VyprVPN—Golden Frog’s flagship VPN product—was at a crossroads when I took over UX design at the company. The service had built a following among IT and security professionals, but relied primarily on user’s willingness to manually configure their systems in order to take advantage of the exceptionally fast, secure backend Golden Frog had constructed. My team, with me as it’s lead, was challenged to design a product that would allow a new generation of security-conscious but more casual users to access Golden Frog’s services. We were given the time and budget to simultaneously redesign VyprVPN’s Android and Desktop applications from the ground up, while also launching the product for the first time on iOS. I was responsible, with assistance from my small design team, for all aspects of UX and UI design from initial user research, to ideating overall design concepts and visual vocabulary, through to wireframing, user testing, visual design, presenting to executive stakeholders, and development handoff.
It was immediately apparent that a new market would bring a host of challenges related to design and usability, which I first chose to investigate via an extended period of user research. Device demographics and customer interviews indicated that potential iOS users were less interested in the kind of power user functionality Golden Frog had traditionally focused on, than in having software that was streamlined and easy to use at-a-glance. This aligned fortuitously with the reality that any iOS version of VyprVPN would be hamstrung with regard to any connection metrics, (as used in popular-on-android speed graph), due to platform level engineering restrictions. With that in mind, we decided that while both apps would use the same visual vocabulary and mental model, we would design a more feature-rich version for Android, and a more streamlined version for iOS.
Moving forward, our goals were:
Customer research on existing VyprVPN products indicated that users perceived the software as a simple “protection switch” for enabling or disabling connection security. Early ideation and user testing suggested that we extend this metaphor directly to the interface for iOS via a large switch that represented the connection’s status, and was it’s single point of control. This on-off state was also the basis for the visual design extended to other platforms, but we interpreted the UX metaphor less literally for other platforms. Future refinement during my time at Golden Frog would eventually phase out the sliding switch altogether, opting for a clearer on-off color contrast that relied less heavily on changing the positions of key controls.
Development of the slimmed-down iOS version proceeded in tandem with a more feature rich Android version. Golden Frog has kept this separation, with minimal changes to design beyond regular maintenance, through to current versions of both apps.
Redesigned versions of the MacOS and Windows apps were aligned with the new design mentality of putting the state of on-off connectivity at the center of the app’s focus. Stats and additional information for power users were available but were placed second in hierarchy.

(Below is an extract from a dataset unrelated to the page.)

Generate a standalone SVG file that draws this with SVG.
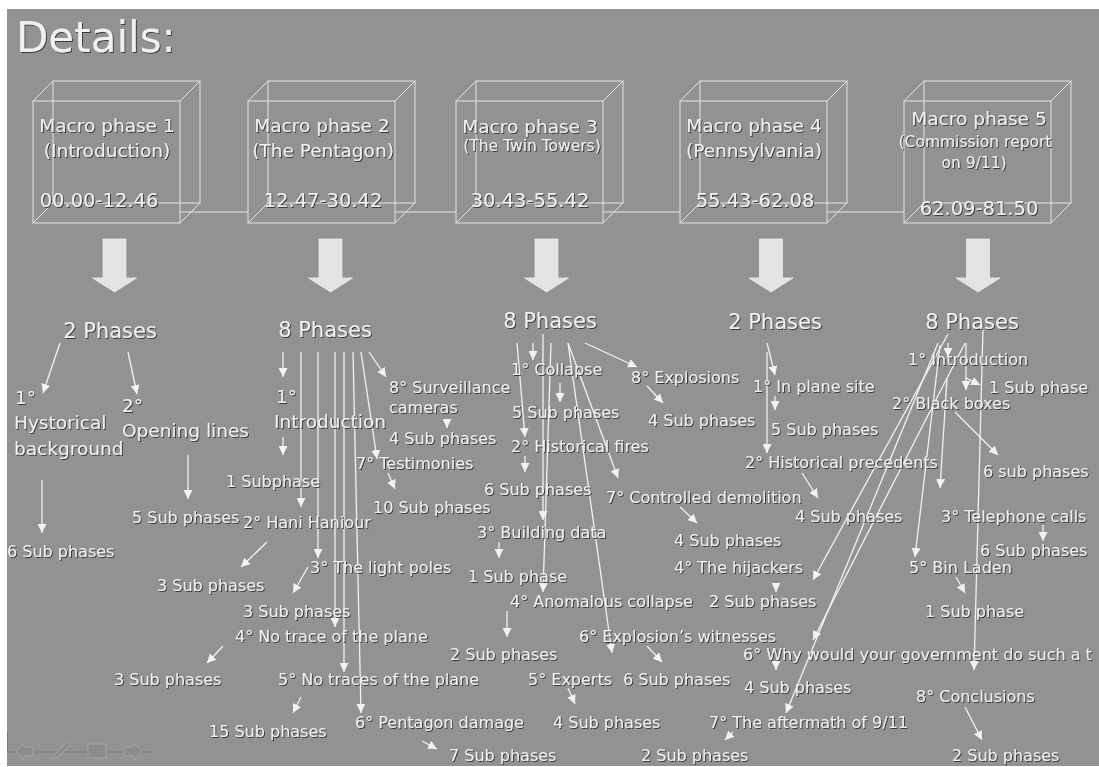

The current release of VyprVPN continues to reflect the the work originally done by me and my team, with minimal changes to design beyond regular maintenance. Versions for iOS, Android, Mac, Windows, routers running the Tomato Framework, Blackphone, Android TV, QNAP, and Anonabox. These have proved effective in taking Golden Frog to a broader consumer audience, with favorable reviews in Lifehacker, The New York Times, The Verge, Gizmodo, and Ars Technica.